Jonathan Swift, according to Samuel Johnson, would “run half a mile up and down a hill every two hours” during his 20s.
Louisa May Alcott ran since her youth: “I always thought I must have been a deer or a horse in some former state,” she wrote in her journal, “because it was such a joy to run.”
Freedom, consciousness, and wildness: Running offers writers escape with purpose.
When confronted with “structural problems” in her writing as the result of a “long, snarled, frustrating and sometimes despairing morning of work,” Joyce Carol Oates would ease her writing blocks with afternoon runs. For Oates and many other writers, running is process and proves especially useful for the type of cloistered, intensive work they do.
Whether their reasoning is practical or spiritual, many writers run with ritualistic devotion. The short-story writer Andre Dubus “ran for the joy and catharsis of it,” but like Oates and DeLillo, his running was also deliberately timed.

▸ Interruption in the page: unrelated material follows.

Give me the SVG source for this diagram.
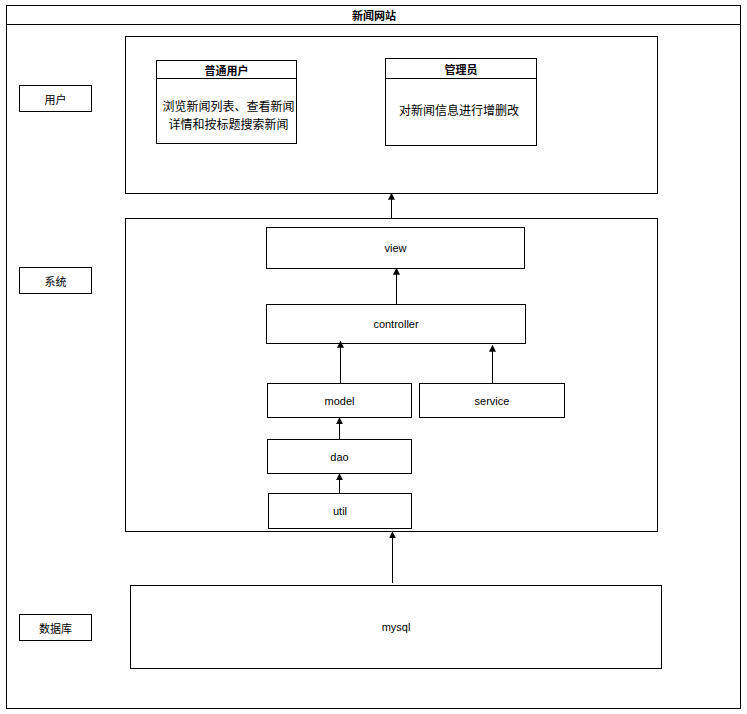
<svg xmlns="http://www.w3.org/2000/svg" width="747" height="714" viewBox="0 0 747 714">
  <style>
    .box { fill: #ffffff; stroke: #000000; stroke-width: 1; }
    .t { font-family: "Liberation Sans", "Noto Sans CJK SC", sans-serif; font-size: 11px; fill: #000000; text-anchor: middle; dominant-baseline: central; }
    .cn { font-family: "Noto Sans CJK SC", "Liberation Sans", sans-serif; font-size: 11px; fill: #000000; text-anchor: middle; dominant-baseline: central; }
    .b { font-weight: bold; }
    .desc { font-size: 12px; }
    .edge { fill: none; stroke: #000000; stroke-width: 1; marker-end: url(#arrow); }
  </style>
  <defs>
    <marker id="arrow" viewBox="0 0 10 10" refX="9" refY="5" markerWidth="7" markerHeight="7" markerUnits="userSpaceOnUse" orient="auto">
      <path d="M0,0 L10,5 L0,10 Z" fill="#000000"/>
    </marker>
  </defs>

  <rect width="747" height="714" fill="#ffffff"/>

  <!-- outer pool with title bar -->
  <g id="pool">
    <rect class="box" x="6.5" y="5.5" width="734" height="703"/>
    <line x1="6.5" y1="24.5" x2="740.5" y2="24.5" stroke="#000000"/>
    <text class="cn b" x="374" y="15">新闻网站</text>
  </g>

  <!-- lane labels -->
  <g id="lane-user">
    <rect class="box" x="19.5" y="85.5" width="72" height="26"/>
    <text class="cn" x="55.5" y="98.5">用户</text>
  </g>
  <g id="lane-system">
    <rect class="box" x="19.5" y="267.5" width="72" height="26"/>
    <text class="cn" x="55.5" y="280.5">系统</text>
  </g>
  <g id="lane-db">
    <rect class="box" x="19.5" y="614.5" width="72" height="26"/>
    <text class="cn" x="55.5" y="627.5">数据库</text>
  </g>

  <!-- user layer -->
  <g id="user-layer">
    <rect class="box" x="125.5" y="36.5" width="532" height="157"/>
  </g>
  <g id="normal-user">
    <rect class="box" x="156.5" y="60.5" width="140" height="83"/>
    <line x1="156.5" y1="78.5" x2="296.5" y2="78.5" stroke="#000000"/>
    <text class="cn b" x="226.5" y="69.5">普通用户</text>
    <text class="cn desc" x="228.5" y="105.5">浏览新闻列表、查看新闻</text>
    <text class="cn desc" x="228.5" y="123.5">详情和按标题搜索新闻</text>
  </g>
  <g id="admin">
    <rect class="box" x="385.5" y="58.5" width="151" height="87"/>
    <line x1="385.5" y1="78.5" x2="536.5" y2="78.5" stroke="#000000"/>
    <text class="cn b" x="461" y="68.5">管理员</text>
    <text class="cn desc" x="459" y="109">对新闻信息进行增删改</text>
  </g>

  <!-- system layer -->
  <g id="system-layer">
    <rect class="box" x="125.5" y="218.5" width="532" height="313"/>
  </g>
  <g id="view">
    <rect class="box" x="266.5" y="227.5" width="258" height="41"/>
    <text class="t" x="395.5" y="248">view</text>
  </g>
  <g id="controller">
    <rect class="box" x="266.5" y="304.5" width="259" height="39"/>
    <text class="t" x="396" y="324">controller</text>
  </g>
  <g id="model">
    <rect class="box" x="267.5" y="383.5" width="144" height="34"/>
    <text class="t" x="339.5" y="400.5">model</text>
  </g>
  <g id="service">
    <rect class="box" x="419.5" y="383.5" width="145" height="34"/>
    <text class="t" x="492" y="400.5">service</text>
  </g>
  <g id="dao">
    <rect class="box" x="267.5" y="439.5" width="144" height="34"/>
    <text class="t" x="339.5" y="456.5">dao</text>
  </g>
  <g id="util">
    <rect class="box" x="268.5" y="493.5" width="143" height="35"/>
    <text class="t" x="340" y="511">util</text>
  </g>

  <!-- database layer -->
  <g id="mysql">
    <rect class="box" x="130.5" y="585.5" width="531" height="83"/>
    <text class="t" x="396" y="627">mysql</text>
  </g>

  <!-- connectors -->
  <g id="connectors">
    <line class="edge" x1="391.5" y1="218" x2="391.5" y2="193.5"/>
    <line class="edge" x1="396.5" y1="304" x2="396.5" y2="268.5"/>
    <line class="edge" x1="340.5" y1="383" x2="340.5" y2="341.5"/>
    <line class="edge" x1="492.5" y1="383" x2="492.5" y2="345.5"/>
    <line class="edge" x1="339.5" y1="439" x2="339.5" y2="418"/>
    <line class="edge" x1="339.5" y1="493" x2="339.5" y2="474"/>
    <line class="edge" x1="392.5" y1="583" x2="392.5" y2="532"/>
  </g>
</svg>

Dubus kept a log book that detailed his daily exercise output and writing word count. His method came from an interpretation of Ernest Hemingway’s dictum to stop a story mid-sentence, perform physical exercise, and then return to the work the next day.
Every writer has a ritual. And the best ones have the strangest. But most of them would agree that writing is one of the best rituals to help you when you are writing a piece of literature.

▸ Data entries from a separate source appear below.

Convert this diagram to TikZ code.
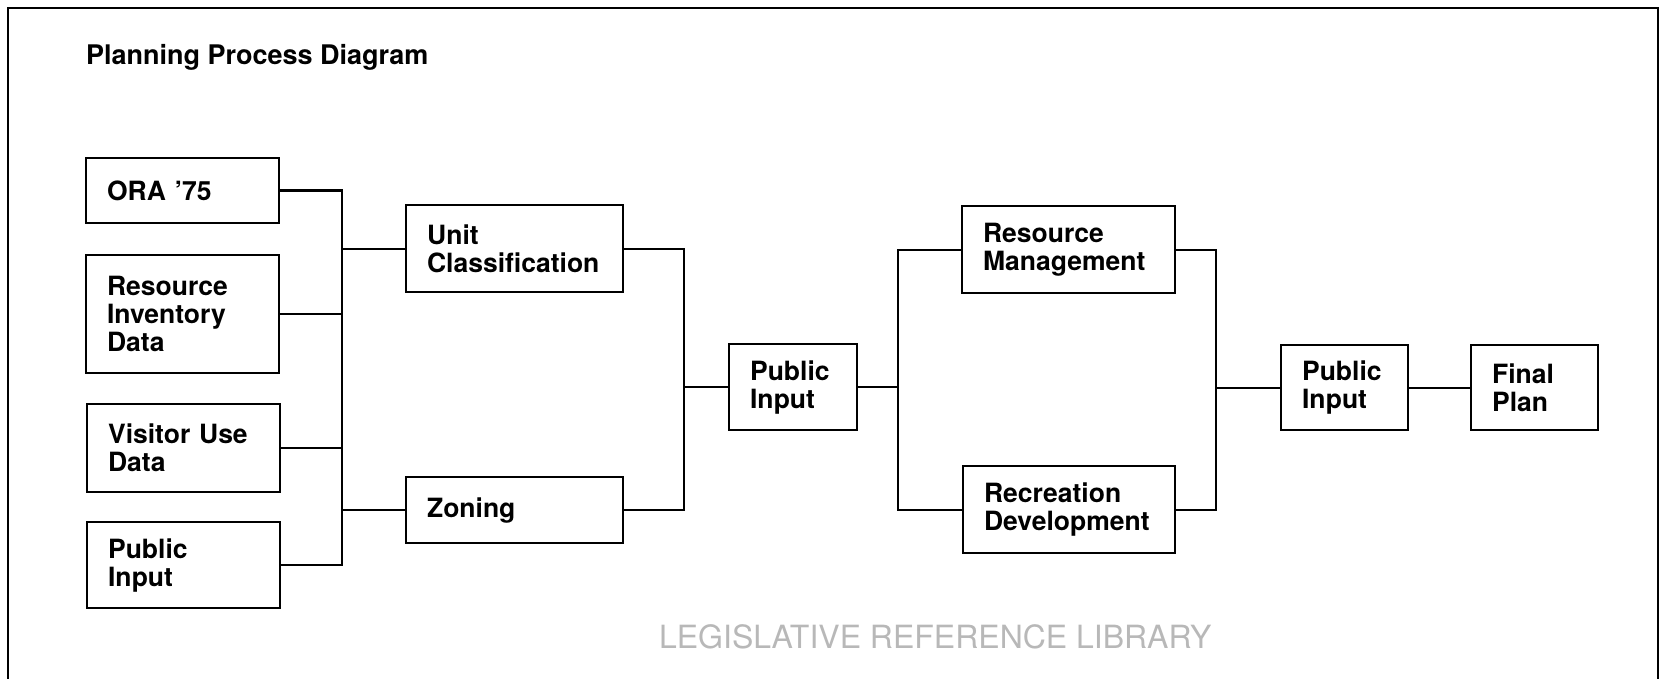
\documentclass[tikz,border=0pt]{standalone}
\usepackage{fontspec}
\setmainfont{TeX Gyre Heros}
\begin{document}
\begin{tikzpicture}[x=1pt,y=-1pt,
  every path/.style={line width=2.2pt, line join=miter},
  box/.style={draw, line width=2.2pt, anchor=north west, align=left,
    inner xsep=21pt, inner ysep=0pt,
    font=\fontsize{26.5}{28}\selectfont\bfseries},
  title/.style={anchor=base west, inner sep=0pt,
    font=\fontsize{27}{30}\selectfont\bfseries},
  stamp/.style={anchor=base west, inner sep=0pt, text=black!28,
    font=\fontsize{32}{34}\selectfont}]
\useasboundingbox (0,0) rectangle (1664,679);

% outer frame, running off the bottom of the sheet
\draw[line width=2pt] (8,679) -- (8,8) -- (1658,8) -- (1658,679);

\node[title] (ttl) at (85,65) {Planning Process Diagram};

% input column
\node[box, text width=151pt, minimum height=65pt] (ora) at (85,157) {ORA ’75};
\node[box, text width=151pt, minimum height=118pt] (rid) at (85,254) {Resource\\Inventory\\Data};
\node[box, text width=151pt, minimum height=88pt] (vis) at (86,403) {Visitor Use\\Data};
\node[box, text width=151pt, minimum height=86pt] (pil) at (86,521) {Public\\Input};

% first stage
\node[box, text width=175pt, minimum height=87pt] (unit) at (405,204) {Unit\\Classification};
\node[box, text width=175pt, minimum height=66pt] (zon) at (405,476) {Zoning};

% review
\node[box, text width=86pt, minimum height=86pt] (pim) at (728,343) {Public\\Input};

% second stage
\node[box, text width=171pt, minimum height=87pt] (rm) at (961,205) {Resource\\Management};
\node[box, text width=170pt, minimum height=87pt] (rd) at (962,465) {Recreation\\Development};

% final review and plan
\node[box, text width=85pt, minimum height=85pt] (pir) at (1280,344) {Public\\Input};
\node[box, text width=85pt, minimum height=85pt] (fin) at (1470,344) {Final\\Plan};

% bus lines
\coordinate (b1) at (342,0);
\coordinate (b2) at (684,0);
\coordinate (b3) at (898,0);
\coordinate (b4) at (1216,0);

\draw (ora.east) -- (ora.east -| b1) -- (pil.east -| b1) -- (pil.east);
\draw (rid.east) -- (rid.east -| b1);
\draw (vis.east) -- (vis.east -| b1);
\draw (unit.west) -- (unit.west -| b1);
\draw (zon.west) -- (zon.west -| b1);

\draw (unit.east) -- (unit.east -| b2) -- (zon.east -| b2) -- (zon.east);
\draw (pim.west) -- (pim.west -| b2);

\draw (rm.west) -- (rm.west -| b3) -- (rd.west -| b3) -- (rd.west);
\draw (pim.east) -- (pim.east -| b3);

\draw (rm.east) -- (rm.east -| b4) -- (rd.east -| b4) -- (rd.east);
\draw (pir.west) -- (pir.west -| b4);

\draw (pir.east) -- (fin.west);

% library stamp
\node[stamp] (stp) at (658,648) {LEGISLATIVE REFERENCE LIBRARY};
\end{tikzpicture}
\end{document}
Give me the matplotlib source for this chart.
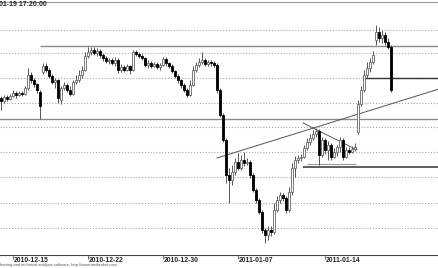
import numpy as np
import matplotlib.pyplot as plt

# values, in screen units (larger number = lower on the chart)
opens = [98, 101, 97, 99, 96, 93, 95, 93, 94, 88, 75, 80, 84, 92, 72, 66, 70, 76, 82, 80,
         100, 88, 85, 90, 94, 82, 80, 75, 70, 56, 52, 50, 53, 51, 55, 58, 61, 60, 63, 60,
         70, 67, 70, 66, 70, 52, 54, 56, 58, 65, 63, 66, 64, 67, 65, 59, 63, 66, 71, 76,
         80, 85, 90, 95, 85, 70, 65, 62, 60, 64, 62, 63, 65, 90, 115, 140, 175, 180, 172, 162,
         168, 160, 163, 162, 175, 190, 200, 212, 230, 235, 230, 232, 210, 200, 195, 198, 210, 192, 168, 160,
         158, 157, 148, 142, 138, 134, 131, 155, 140, 150, 145, 157, 152, 147, 140, 157, 150, 152, 149, 132,
         104, 90, 75, 68, 62, 40, 32, 38, 35, 42, 47]
closes = [101, 97, 99, 96, 93, 95, 93, 94, 88, 75, 80, 84, 90, 106, 66, 70, 76, 82, 80, 98,
          88, 85, 90, 94, 82, 80, 75, 70, 56, 52, 50, 53, 51, 55, 58, 61, 60, 63, 60, 70,
          67, 70, 66, 70, 52, 54, 56, 58, 65, 63, 66, 64, 67, 65, 59, 63, 66, 71, 76, 80,
          85, 90, 95, 85, 70, 65, 62, 60, 64, 62, 63, 65, 90, 115, 140, 175, 180, 172, 162, 168,
          160, 163, 162, 175, 190, 200, 212, 230, 235, 230, 232, 210, 200, 195, 198, 210, 192, 168, 160, 158,
          157, 148, 142, 138, 134, 131, 155, 140, 150, 145, 157, 152, 147, 140, 157, 150, 152, 149, 147, 104,
          90, 75, 68, 62, 55, 32, 38, 35, 42, 47, 90]
highs = [96, 95, 95, 94, 90, 91, 91, 91, 86, 68, 72, 78, 83, 90, 63, 63, 68, 74, 78, 79,
         86, 82, 83, 86, 80, 75, 70, 66, 52, 47, 47, 47, 48, 49, 53, 56, 58, 58, 57, 58,
         64, 65, 64, 65, 50, 50, 52, 54, 57, 60, 61, 62, 62, 63, 57, 57, 62, 64, 70, 74,
         79, 83, 88, 80, 66, 62, 58, 52, 58, 60, 60, 61, 63, 88, 113, 138, 168, 165, 158, 153,
         155, 152, 158, 160, 173, 188, 198, 210, 228, 226, 226, 203, 196, 192, 193, 196, 187, 163, 156, 155,
         154, 145, 138, 134, 130, 128, 129, 137, 138, 141, 143, 148, 145, 137, 138, 147, 147, 146, 143, 100,
         86, 70, 62, 58, 51, 25, 27, 30, 32, 38, 45]
lows = [110, 103, 101, 100, 97, 98, 96, 96, 95, 90, 83, 87, 93, 119, 74, 72, 78, 84, 88, 103,
        104, 90, 92, 96, 95, 84, 82, 78, 71, 58, 55, 55, 56, 58, 61, 63, 64, 65, 66, 73,
        72, 72, 71, 74, 71, 56, 58, 60, 67, 68, 68, 67, 69, 70, 66, 66, 68, 73, 78, 83,
        88, 92, 97, 96, 86, 72, 67, 64, 66, 66, 66, 67, 93, 117, 142, 183, 203, 185, 175, 170,
        170, 166, 165, 178, 192, 203, 214, 233, 243, 240, 236, 234, 212, 203, 201, 213, 212, 195, 177, 163,
        161, 158, 150, 145, 140, 137, 165, 157, 154, 160, 160, 158, 156, 152, 160, 158, 154, 153, 151, 134,
        106, 92, 78, 72, 64, 45, 42, 43, 45, 49, 92]

grid_levels = [30, 53, 78, 103, 127, 152, 177, 203, 228]
date_pos = [4, 29, 54, 79, 108]
date_labels = ['2010-12-15', '2010-12-22', '2010-12-30', '2011-01-07', '2011-01-14']

o = np.array(opens)
c = np.array(closes)
x = np.arange(len(o))

fig = plt.figure(figsize=(4.39, 2.68), dpi=100)
ax = fig.add_axes([0, 13 / 268, 1, 253 / 268])
ax.set_xlim(-1 / 3, 146)
ax.set_ylim(255, 2)

for g in grid_levels:
    ax.axhline(g, color='#a8a8a8', lw=0.8, ls=(0, (1, 1.6)), zorder=0)

# support / resistance and trend lines
ax.hlines(46, 13, 146, color='#8a8a8a', lw=1)
ax.hlines(119, -1, 146, color='#8a8a8a', lw=1)
ax.plot([72, 146], [158, 89], color='#555555', lw=0.7)
ax.plot([100.7, 118.7], [123, 150], color='#444444', lw=0.6)
ax.hlines(164, 102, 118.5, color='#999999', lw=0.8)
ax.hlines(167, 100.7, 146, color='#333333', lw=1.1)
ax.hlines(78, 120.7, 146, color='#333333', lw=1)

# candles
ax.vlines(x, highs, lows, color='#555555', lw=0.7, zorder=2)
up = c < o
ax.bar(x[up], (o - c)[up], bottom=c[up], width=0.7, color='white',
       edgecolor='#666666', lw=0.6, zorder=3)
ax.bar(x[~up], (c - o)[~up], bottom=o[~up], width=0.7, color='black',
       edgecolor='black', lw=0.6, zorder=3)

for s in ['left', 'right']:
    ax.spines[s].set_visible(False)
ax.spines['top'].set_color('#999999')
ax.spines['bottom'].set_color('#444444')
ax.spines['bottom'].set_linestyle((0, (3, 1)))
ax.set_yticks([])
ax.set_xticks(date_pos)
ax.set_xticklabels([])
ax.tick_params(axis='x', length=3, width=0.6, color='#555555')
for p, lab in zip(date_pos, date_labels):
    ax.text(p + 0.4, -1.5 / 253, lab, transform=ax.get_xaxis_transform(),
            ha='left', va='top', fontsize=4.9, fontweight='bold',
            family='Liberation Sans', color='#222222')

fig.text(-1 / 439, 1 - 4 / 268, '01-19 17:20:00', ha='left', va='center',
         fontsize=5, fontweight='bold', family='Liberation Sans', color='#222222')
fig.text(0, 3 / 268, 'harting and technical analysis software. http://www.amibroker.com',
         ha='left', va='center', fontsize=2.9, family='Liberation Sans', color='#555555')

fig.savefig('out.png', dpi=100, facecolor='white')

Why do writers so often love to run?
I’ve noticed that running is a form of active meditation
You are freeing your mind from the responsibility of thinking your next move. You run. You have a specific tempo, goal and course and there is nothing else to worry about.
It’s you and your thoughts. Your body is busy running.

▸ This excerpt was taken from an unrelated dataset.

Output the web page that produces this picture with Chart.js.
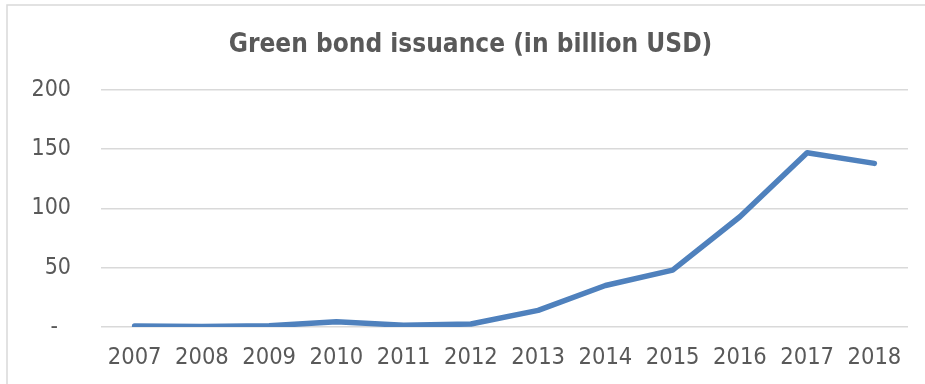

Running affords the freedom of distance, coupled with the literary appeal of solitude.
This form of active meditation forces us to explore our Inner World and something about the increased pulse and blood flow unlocks the barriers of thought in your mind.
There’s a meditative cadence to the union of measured breaths and metered strides. Writers and runners both operate on linear planes, and the running writer soon realizes the relationship between art and sport is a mutually beneficial one.
They are like Yin and Yang two opposites that complete each other.
The novelist Haruki Murakami, a former Tokyo jazz-bar manager who would smoke 60 cigarettes a day, started running to get healthy and lose weight. His third novel had just been published, but he felt his “real existence as a serious writer [began] on the day that I first went jogging.”
The steady, repetitive movement of distance running triggers one’s intellectual autopilot, freeing room for creative thought.
Neuroscientists describe this experience as a feeling of timelessness, where attention drifts and imagination thrives.
Exertion frees this fictitious, creative other, enabling the mind of writers who run to wander without inhibition. Writers tap into this ghost-self whenever they construct narratives and characters; writers who run have the benefit of a first draft on foot.
Writing exists in that odd mental space between imagination and intellect, between the organic and the planned.
Runners must learn to accept the same paradoxes, to realize that each individual run has its own narrative, with twists and turns and strains.
Writers and runners use the same phrase —“hit my stride”— to describe the moment when exertion and work become joy.
Writers stuck on a sentence should lace their sneakers and go for a jog, knowing that when they return, they will be a bit sweatier, more tired, but often more charged to run with their words.
Running boosts creativity, motivation, it gives clarity to your mind. Its like a steroid shot for writers.